Now all anyone who has ever liked their games can do is look to Obsidian (the name of the studio started by the previous round of people who left Interplay) and hope that they can become a replacement for what is now gone.
Here's to hoping that someone, sometime, will match the sheer brilliance of Planescape Torment. Interplay won't.
Quote:Sega thinks one of the Simpsons games is a bit too much like Crazy Taxi, and is suing.
Simpsons Road Rage is a product of developer Radical Games, and publishers Fox Interactive (now Vivendi) and Electronic Arts. Sega is taking all these parties to court for infringing on a patent that it holds for Crazy Taxi.
Sega says that the year-old Road Rage game was designed to "deliberately copy and imitate" Crazy Taxi, using reviews from numerous publications as sources. The suit wants a halt to sales of the game, recalls of copies currently at retail, and lost profits in the form of damages repaid to Sega.
EA or Vivendi had not seen the lawsuit, and were unavailable for comment.
The game is strikingly reminiscent of Crazy Taxi, but enough for a lawsuit? I don't think you can patent a genre.
The funny part is how concerned EA and Vivendi must be, judging from that last line
Quote:Acclaim, eh? What will they think of next? According to reports, Acclaim have begun preparations for a brave new marketing campaign to promote their newest offering "Gladiator: Sword Of Vengeance"

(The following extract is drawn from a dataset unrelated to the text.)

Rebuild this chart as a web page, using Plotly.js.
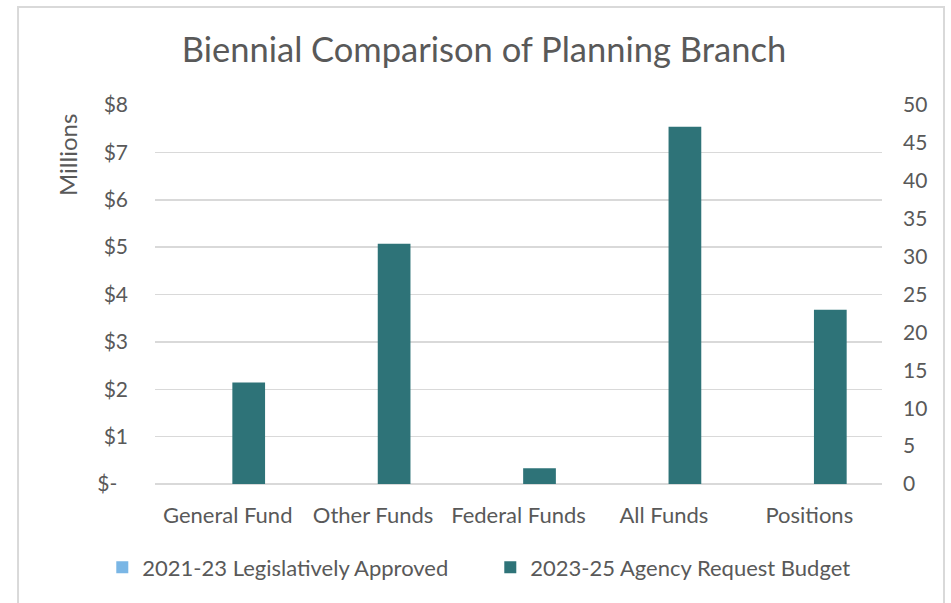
<!DOCTYPE html>
<html>
<head>
<meta charset="utf-8">
<script src="https://cdn.plot.ly/plotly-3.0.1.min.js"></script>
<style>html,body{margin:0;padding:0;background:#fff;}#chart{width:951px;height:603px;}</style>
</head>
<body>
<div id="chart"></div>
<script>
const categories = ['General Fund', 'Other Funds', 'Federal Funds', 'All Funds', 'Positions'];
const dollarCategories = ['General Fund', 'Other Funds', 'Federal Funds', 'All Funds'];
const positionCategory = ['Positions'];
const approved2123 = [0, 0, 0, 0];
const approved2123Positions = [0];
const request2325 = [2.14, 5.07, 0.33, 7.54];
const request2325Positions = [23];
const leftTickVals = [0, 1, 2, 3, 4, 5, 6, 7, 8];
const leftTickText = ['$-\u00a0\u00a0', '$1', '$2', '$3', '$4', '$5', '$6', '$7', '$8'];
const rightTickVals = [0, 5, 10, 15, 20, 25, 30, 35, 40, 45, 50];

const FONT = 'Lato, "Open Sans", sans-serif';
const TXT = '#595959';
const LIGHT = '#7AB6E5';
const TEAL = '#2E7378';
const BW = 0.225;

const data = [
  {type: 'bar', name: '2021-23 Legislatively Approved', x: dollarCategories, y: approved2123,
   marker: {color: LIGHT, line: {width: 0}}, width: BW, offset: -0.26, yaxis: 'y', legendrank: 1},
  {type: 'bar', name: '2023-25 Agency Request Budget', x: dollarCategories, y: request2325,
   marker: {color: TEAL, line: {width: 0}}, width: BW, offset: 0.032, yaxis: 'y', legendrank: 2},
  {type: 'bar', name: '2021-23 Legislatively Approved', x: positionCategory, y: approved2123Positions,
   marker: {color: LIGHT, line: {width: 0}}, width: BW, offset: -0.26, yaxis: 'y2', showlegend: false},
  {type: 'bar', name: '2023-25 Agency Request Budget', x: positionCategory, y: request2325Positions,
   marker: {color: TEAL, line: {width: 0}}, width: BW, offset: 0.032, yaxis: 'y2', showlegend: false}
];

const layout = {
  width: 951, height: 603,
  margin: {l: 155, r: 69, t: 105, b: 119, pad: 0},
  paper_bgcolor: '#fff', plot_bgcolor: '#fff',
  font: {family: FONT, color: TXT, size: 21},
  title: {text: 'Biennial Comparison of Planning Branch', font: {family: FONT, size: 34.5, color: TXT},
          x: 0.4525, xref: 'paper', xanchor: 'center', y: 0.917, yref: 'container', yanchor: 'middle'},
  showlegend: true,
  legend: {orientation: 'h', x: -0.0725, xanchor: 'left', y: -0.22, yanchor: 'middle', yref: 'paper',
           font: {family: FONT, size: 22, color: TXT}, traceorder: 'normal',
           entrywidth: 343, entrywidthmode: 'pixels', itemclick: false, bgcolor: 'rgba(0,0,0,0)'},
  xaxis: {type: 'category', categoryorder: 'array', categoryarray: categories, range: [-0.5, 4.5],
          showgrid: false, zeroline: false, showline: false, ticks: '', ticklabelstandoff: 16,
          tickfont: {family: FONT, size: 22, color: TXT}, fixedrange: true},
  yaxis: {range: [0, 8], tickvals: leftTickVals, ticktext: leftTickText, showgrid: true,
          gridcolor: '#D9D9D9', gridwidth: 1.5, zeroline: true, zerolinecolor: '#D9D9D9', zerolinewidth: 1.5,
          showline: false, ticks: '', ticklabelstandoff: 26, tickfont: {family: FONT, size: 21, color: TXT}, fixedrange: true},
  yaxis2: {range: [0, 50], tickvals: rightTickVals, overlaying: 'y', side: 'right', showgrid: false,
           zeroline: false, showline: false, ticks: '', ticklabelstandoff: 20,
           tickfont: {family: FONT, size: 21, color: TXT}, fixedrange: true},
  annotations: [{text: 'Millions', xref: 'paper', yref: 'paper', x: -0.121, y: 0.868, textangle: -90,
                 showarrow: false, xanchor: 'center', yanchor: 'middle', font: {family: FONT, size: 24, color: TXT}}],
  shapes: [{type: 'rect', xref: 'paper', yref: 'paper', x0: -0.1884, x1: 1.0853, y0: -0.34, y1: 1.2586,
            line: {color: '#D9D9D9', width: 2}, fillcolor: 'rgba(0,0,0,0)', layer: 'below'}]
};

Plotly.newPlot('chart', data, layout, {displayModeBar: false, staticPlot: true});
</script>
</body>
</html>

The campaign will see posters for the game on the streets equipped with "blood packs" (no, not the guys from Blade 2) that will ooze out time-released red liquid onto the posters and the streets. Preparing for this, Acclaim have hired cleaners to monitor the posters and ensure that hygiene and safety laws are maintained on the streets.
This is the next in a long line of "innovative" marketing stunts pulled by the company to promote its games. Lest we forget, a bunch of idiots legally changed their names to Turok in order to publicise Acclaims shoddy FPS franchise. I can't help but feel Acclaims efforts would be more wisely directed into making the games better and innovative rather than their marketing campaigns.
I can't help but think the money would be better spent making their games better or at the very least not so bad.